TO DO: Retype the opening lines of the listing below, ending with the line that contains "58, 50, 44]", and leave out any pictures.

SUPPLIED DATA:
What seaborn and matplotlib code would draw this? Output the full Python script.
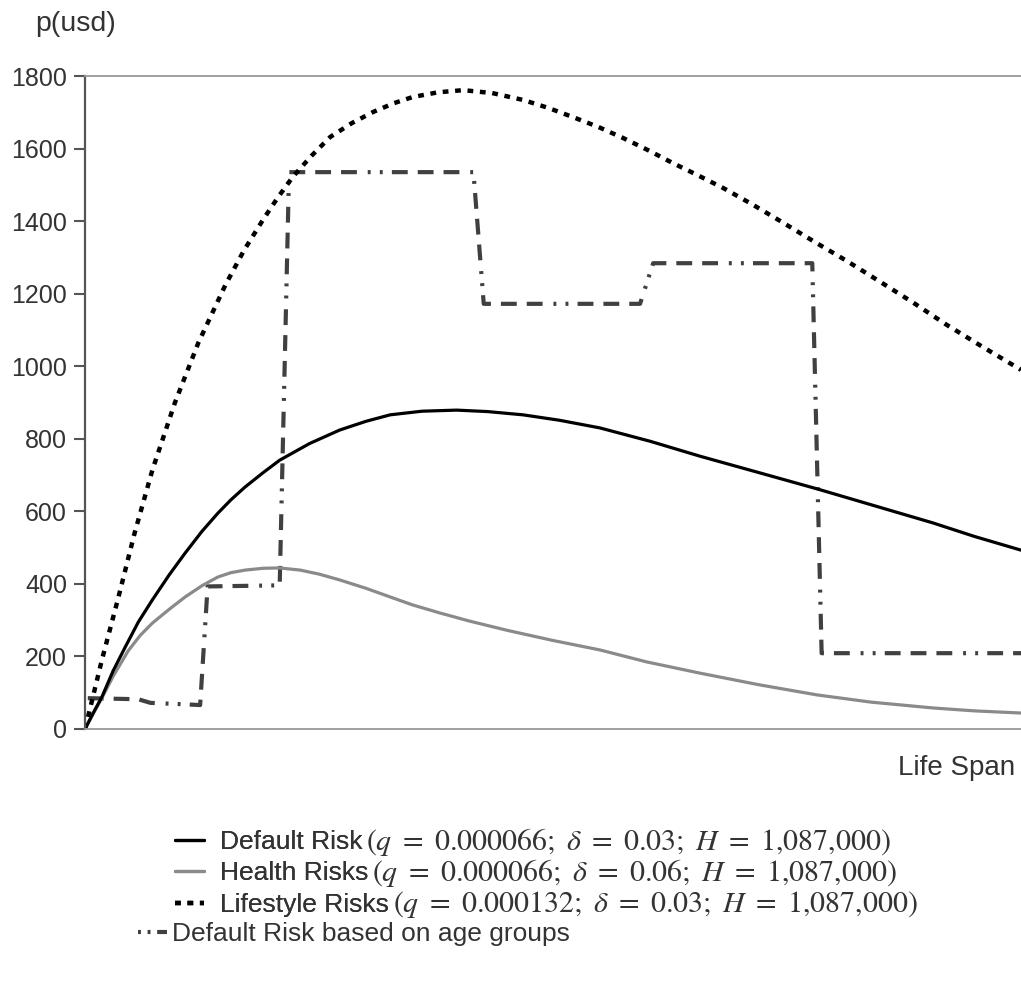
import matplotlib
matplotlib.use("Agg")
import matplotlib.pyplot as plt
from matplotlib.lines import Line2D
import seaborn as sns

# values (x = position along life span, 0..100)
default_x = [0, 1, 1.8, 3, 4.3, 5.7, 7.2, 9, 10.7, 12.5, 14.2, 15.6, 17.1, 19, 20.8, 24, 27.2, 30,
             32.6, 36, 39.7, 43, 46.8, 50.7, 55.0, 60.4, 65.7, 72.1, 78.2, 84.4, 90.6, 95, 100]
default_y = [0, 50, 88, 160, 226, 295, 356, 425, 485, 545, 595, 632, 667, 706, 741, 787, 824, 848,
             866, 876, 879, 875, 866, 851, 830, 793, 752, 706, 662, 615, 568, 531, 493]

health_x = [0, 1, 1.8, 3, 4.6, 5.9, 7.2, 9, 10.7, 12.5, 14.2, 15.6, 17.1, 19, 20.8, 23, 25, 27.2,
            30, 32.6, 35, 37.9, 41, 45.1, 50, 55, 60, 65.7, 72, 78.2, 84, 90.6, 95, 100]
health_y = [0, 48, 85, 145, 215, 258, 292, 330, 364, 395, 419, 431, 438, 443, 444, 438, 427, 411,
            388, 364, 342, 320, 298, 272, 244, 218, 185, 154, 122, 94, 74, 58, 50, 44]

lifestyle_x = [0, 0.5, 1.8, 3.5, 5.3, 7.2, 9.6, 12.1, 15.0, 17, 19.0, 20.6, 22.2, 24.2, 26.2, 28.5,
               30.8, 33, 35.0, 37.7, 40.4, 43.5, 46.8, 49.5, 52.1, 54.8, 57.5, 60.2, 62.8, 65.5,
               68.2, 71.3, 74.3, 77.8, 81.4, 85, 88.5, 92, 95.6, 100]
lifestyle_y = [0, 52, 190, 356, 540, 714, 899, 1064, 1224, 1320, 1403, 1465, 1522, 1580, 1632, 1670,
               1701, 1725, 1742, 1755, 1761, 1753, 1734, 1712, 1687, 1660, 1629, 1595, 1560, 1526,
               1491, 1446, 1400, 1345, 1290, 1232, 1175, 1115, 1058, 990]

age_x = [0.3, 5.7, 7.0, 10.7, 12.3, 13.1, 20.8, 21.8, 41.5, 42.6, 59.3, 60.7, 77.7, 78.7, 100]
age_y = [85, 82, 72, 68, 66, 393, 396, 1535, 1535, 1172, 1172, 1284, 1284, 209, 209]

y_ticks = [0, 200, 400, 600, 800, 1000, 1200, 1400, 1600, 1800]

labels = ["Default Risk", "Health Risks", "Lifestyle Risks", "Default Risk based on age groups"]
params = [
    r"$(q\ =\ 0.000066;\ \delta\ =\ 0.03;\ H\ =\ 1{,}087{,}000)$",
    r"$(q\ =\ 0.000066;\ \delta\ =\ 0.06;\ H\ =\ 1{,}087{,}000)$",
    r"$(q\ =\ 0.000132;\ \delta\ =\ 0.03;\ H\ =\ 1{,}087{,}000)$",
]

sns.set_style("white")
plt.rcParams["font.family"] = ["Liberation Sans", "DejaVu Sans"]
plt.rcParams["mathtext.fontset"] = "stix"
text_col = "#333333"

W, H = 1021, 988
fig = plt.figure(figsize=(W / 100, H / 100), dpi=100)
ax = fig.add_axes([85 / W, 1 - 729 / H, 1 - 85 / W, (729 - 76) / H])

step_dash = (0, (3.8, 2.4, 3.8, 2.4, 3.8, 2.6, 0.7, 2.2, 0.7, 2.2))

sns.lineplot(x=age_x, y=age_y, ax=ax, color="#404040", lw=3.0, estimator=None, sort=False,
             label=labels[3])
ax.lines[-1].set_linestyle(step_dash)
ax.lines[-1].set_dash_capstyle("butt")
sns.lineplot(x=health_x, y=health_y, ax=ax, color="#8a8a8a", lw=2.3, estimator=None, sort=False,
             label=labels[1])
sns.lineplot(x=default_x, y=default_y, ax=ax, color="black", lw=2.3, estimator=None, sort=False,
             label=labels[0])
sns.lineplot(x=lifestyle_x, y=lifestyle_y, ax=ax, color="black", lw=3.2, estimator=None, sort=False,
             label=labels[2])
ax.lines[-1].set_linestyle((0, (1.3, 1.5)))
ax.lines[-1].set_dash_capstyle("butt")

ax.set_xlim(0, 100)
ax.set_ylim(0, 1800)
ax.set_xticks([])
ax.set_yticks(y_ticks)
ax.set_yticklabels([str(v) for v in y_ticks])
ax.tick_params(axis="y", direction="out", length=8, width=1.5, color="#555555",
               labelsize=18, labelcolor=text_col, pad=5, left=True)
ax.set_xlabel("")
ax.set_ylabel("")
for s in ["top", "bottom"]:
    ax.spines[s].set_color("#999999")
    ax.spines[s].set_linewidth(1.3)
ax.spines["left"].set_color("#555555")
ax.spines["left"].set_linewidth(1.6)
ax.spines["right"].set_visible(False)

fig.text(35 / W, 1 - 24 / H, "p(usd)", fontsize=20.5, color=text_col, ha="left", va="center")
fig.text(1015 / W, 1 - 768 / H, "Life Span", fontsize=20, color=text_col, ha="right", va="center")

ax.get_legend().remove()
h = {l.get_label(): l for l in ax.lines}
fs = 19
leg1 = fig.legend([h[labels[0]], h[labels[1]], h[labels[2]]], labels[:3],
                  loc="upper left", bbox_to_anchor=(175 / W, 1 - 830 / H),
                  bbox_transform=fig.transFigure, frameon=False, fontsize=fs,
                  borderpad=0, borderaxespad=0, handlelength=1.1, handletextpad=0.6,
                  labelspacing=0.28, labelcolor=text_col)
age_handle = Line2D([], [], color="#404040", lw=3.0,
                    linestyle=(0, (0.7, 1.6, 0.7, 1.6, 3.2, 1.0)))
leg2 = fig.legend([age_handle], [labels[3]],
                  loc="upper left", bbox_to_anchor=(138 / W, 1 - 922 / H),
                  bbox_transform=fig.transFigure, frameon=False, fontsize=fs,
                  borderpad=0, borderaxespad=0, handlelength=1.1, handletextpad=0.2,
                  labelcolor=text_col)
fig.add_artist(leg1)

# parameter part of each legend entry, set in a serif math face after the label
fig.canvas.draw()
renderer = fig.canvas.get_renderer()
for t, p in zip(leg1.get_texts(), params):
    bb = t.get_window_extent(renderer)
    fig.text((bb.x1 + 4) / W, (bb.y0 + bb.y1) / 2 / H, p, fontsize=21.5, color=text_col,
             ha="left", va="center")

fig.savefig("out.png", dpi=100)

ANSWER TO THE EXERCISE:
What seaborn and matplotlib code would draw this? Output the full Python script.
import matplotlib
matplotlib.use("Agg")
import matplotlib.pyplot as plt
from matplotlib.lines import Line2D
import seaborn as sns

# values (x = position along life span, 0..100)
default_x = [0, 1, 1.8, 3, 4.3, 5.7, 7.2, 9, 10.7, 12.5, 14.2, 15.6, 17.1, 19, 20.8, 24, 27.2, 30,
             32.6, 36, 39.7, 43, 46.8, 50.7, 55.0, 60.4, 65.7, 72.1, 78.2, 84.4, 90.6, 95, 100]
default_y = [0, 50, 88, 160, 226, 295, 356, 425, 485, 545, 595, 632, 667, 706, 741, 787, 824, 848,
             866, 876, 879, 875, 866, 851, 830, 793, 752, 706, 662, 615, 568, 531, 493]

health_x = [0, 1, 1.8, 3, 4.6, 5.9, 7.2, 9, 10.7, 12.5, 14.2, 15.6, 17.1, 19, 20.8, 23, 25, 27.2,
            30, 32.6, 35, 37.9, 41, 45.1, 50, 55, 60, 65.7, 72, 78.2, 84, 90.6, 95, 100]
health_y = [0, 48, 85, 145, 215, 258, 292, 330, 364, 395, 419, 431, 438, 443, 444, 438, 427, 411,
            388, 364, 342, 320, 298, 272, 244, 218, 185, 154, 122, 94, 74, 58, 50, 44]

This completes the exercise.